In response to Diaw’s lawsuit, earlier this year the Department of Licensing filed an “Interpretative Statement” that read in part, “The Department of Licensing has carefully considered the practice of natural hair braiding.  Natural hair braiding does not include hair cutting, application of dyes, reactive chemicals or other preparations to alter the color of the hair or to straighten, curl or alter the structure of the hair and therefore does not meet the requirements for licensure as set forth in RCW 18.16.”  Under Washington law, Interpretative Statements are written evidence of an agency’s interpretation of a statute or rule and, as the judge found today, “shall be given great weight” by the courts.

The judge found that because the Department of Licensing had recently adopted an Interpretative Statement specifically exempting African hairbraiding from the cosmetology regulations, such action thereby rendered Diaw’s case moot.

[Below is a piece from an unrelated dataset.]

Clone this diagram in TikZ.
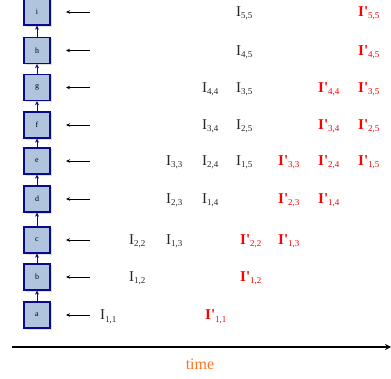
\documentclass[tikz,border=0pt]{standalone}
\usepackage{fontspec}
\setmainfont{Liberation Serif}[Ligatures=TeXOff]
\usetikzlibrary{arrows.meta}
\definecolor{boxfill}{RGB}{176,196,222}
\definecolor{boxline}{RGB}{10,10,140}
\definecolor{timeorange}{RGB}{255,115,30}
\newcommand{\idx}[1]{{\fontsize{15}{15}\selectfont I}\raisebox{-2pt}{\fontsize{9}{9}\selectfont #1}}
\newcommand{\idxp}[1]{{\fontsize{15}{15}\selectfont\bfseries I'}\raisebox{-2pt}{\fontsize{9}{9}\selectfont #1}}
\tikzset{
  stage/.style={draw=boxline, line width=1.3pt, fill=boxfill, minimum width=26pt, minimum height=26pt, inner sep=0pt, font=\fontsize{8}{8}\selectfont},
  link/.style={draw=boxline, line width=0.9pt, -{Stealth[length=4pt,width=4pt]}},
  feed/.style={draw=black, line width=0.8pt, -{Stealth[length=4pt,width=3.5pt]}},
  val/.style={anchor=base west, inner sep=0pt, text=black!85},
  valp/.style={anchor=base west, inner sep=0pt, text=red},
}
\begin{document}
\begin{tikzpicture}[x=1pt,y=-1pt]
\useasboundingbox (0,0) rectangle (391,379);
% stage boxes with soft shadows
\foreach \n/\yy in {i/12,h/50.5,g/87.5,f/125,e/161,d/199,c/240,b/277,a/315}{
  \fill[black!12] (25.5,\yy-12) rectangle (52,\yy+15);
  \node[stage] (\n) at (37,\yy) {\n};
  \coordinate (s\n) at (90,\yy);
  \coordinate (t\n) at (66,\yy);
  \draw[feed] (s\n) -- (t\n);
}
\foreach \lo/\hi in {a/b,b/c,c/d,d/e,e/f,f/g,g/h,h/i}{
  \draw[link] (\lo.north) -- (\hi.south);
}
% row a
\node[val]  (v11) at (100,320) {\idx{1,1}};
\node[valp] (w11) at (205,320) {\idxp{1,1}};
% row b
\node[val]  (v12) at (129,282) {\idx{1,2}};
\node[valp] (w12) at (240,282) {\idxp{1,2}};
% row c
\node[val]  (v22) at (129,245) {\idx{2,2}};
\node[val]  (v13) at (166,245) {\idx{1,3}};
\node[valp] (w22) at (240,245) {\idxp{2,2}};
\node[valp] (w13) at (278,245) {\idxp{1,3}};
% row d
\node[val]  (v23) at (166,204) {\idx{2,3}};
\node[val]  (v14) at (202,204) {\idx{1,4}};
\node[valp] (w23) at (278,204) {\idxp{2,3}};
\node[valp] (w14) at (318,204) {\idxp{1,4}};
% row e
\node[val]  (v33) at (166,166) {\idx{3,3}};
\node[val]  (v24) at (202,166) {\idx{2,4}};
\node[val]  (v15) at (236,166) {\idx{1,5}};
\node[valp] (w33) at (278,166) {\idxp{3,3}};
\node[valp] (w24) at (318,166) {\idxp{2,4}};
\node[valp] (w15) at (358,166) {\idxp{1,5}};
% row f
\node[val]  (v34) at (202,130) {\idx{3,4}};
\node[val]  (v25) at (236,130) {\idx{2,5}};
\node[valp] (w34) at (318,130) {\idxp{3,4}};
\node[valp] (w25) at (358,130) {\idxp{2,5}};
% row g
\node[val]  (v44) at (202,93) {\idx{4,4}};
\node[val]  (v35) at (236,93) {\idx{3,5}};
\node[valp] (w44) at (318,93) {\idxp{4,4}};
\node[valp] (w35) at (358,93) {\idxp{3,5}};
% row h
\node[val]  (v45) at (236,56) {\idx{4,5}};
\node[valp] (w45) at (358,56) {\idxp{4,5}};
% row i
\node[val]  (v55) at (236,17) {\idx{5,5}};
\node[valp] (w55) at (358,17) {\idxp{5,5}};
% time axis
\coordinate (t0) at (12,347);
\coordinate (t1) at (391,347);
\draw[line width=1.3pt, -{Stealth[length=6pt,width=6pt]}] (t0) -- (t1);
\node[text=timeorange, font=\fontsize{16}{16}\selectfont] (time) at (200,364) {time};
\end{tikzpicture}
\end{document}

“All our clients—and thousands like them nationwide—want to do is earn an honest living practicing a craft handed down through the generations without having to get an irrelevant government license,” said IJ Staff Attorney Jeanette Petersen, the lead attorney in the challenge to Washington’s cosmetology regulations, Diaw v. Stephens, et al.  In August 2004, the Institute for Justice Washington Chapter filed a civil rights lawsuit seeking to overturn state cosmetology licensing laws in Washington on behalf of African hairbraiders who wish to practice without having to seek the government’s permission.  With this change in Washington’s approach to hairbraiding, IJ-WA builds on earlier victories eliminating cosmetology-licensing requirements for African hairbraiders in California, Arizona and Washington, D.C.

“We are glad that the Department’s Director ultimately recognized—over objections from the cosmetology industry—that it would be irrational to subject braiding to regulation as part of the cosmetology licensing regime,” said William Maurer, Executive Director of the Institute for Justice Washington Chapter.  “African hairbraiding salons previously operating under the threat of investigation and prosecution by the government now have some reassurance that they can practice their profession without being subject to harassment and enforcement actions.”

Earlier this week, the Institute for Justice and its African hairbraiding clients spearheaded a successful legislative effort in Mississippi that changed that state’s cosmetology laws concerning African hairbraiders.  On March 9, the Mississippi Senate reauthorized the Board of Cosmetology, but added an amendment that exempted braiders from the Board’s burdensome regulations.  Previously, Mississippi’s cosmetology licensing regime prevented braiders across the state from earning an honest living practicing and teaching their craft unless they completed up to several thousand hours of training in cosmetology classes that do not teach the art of hairbraiding.

Founded in 1991, the Washington, D.C.-based Institute for Justice has a long record of success in representing entrepreneurial Davids against government Goliaths.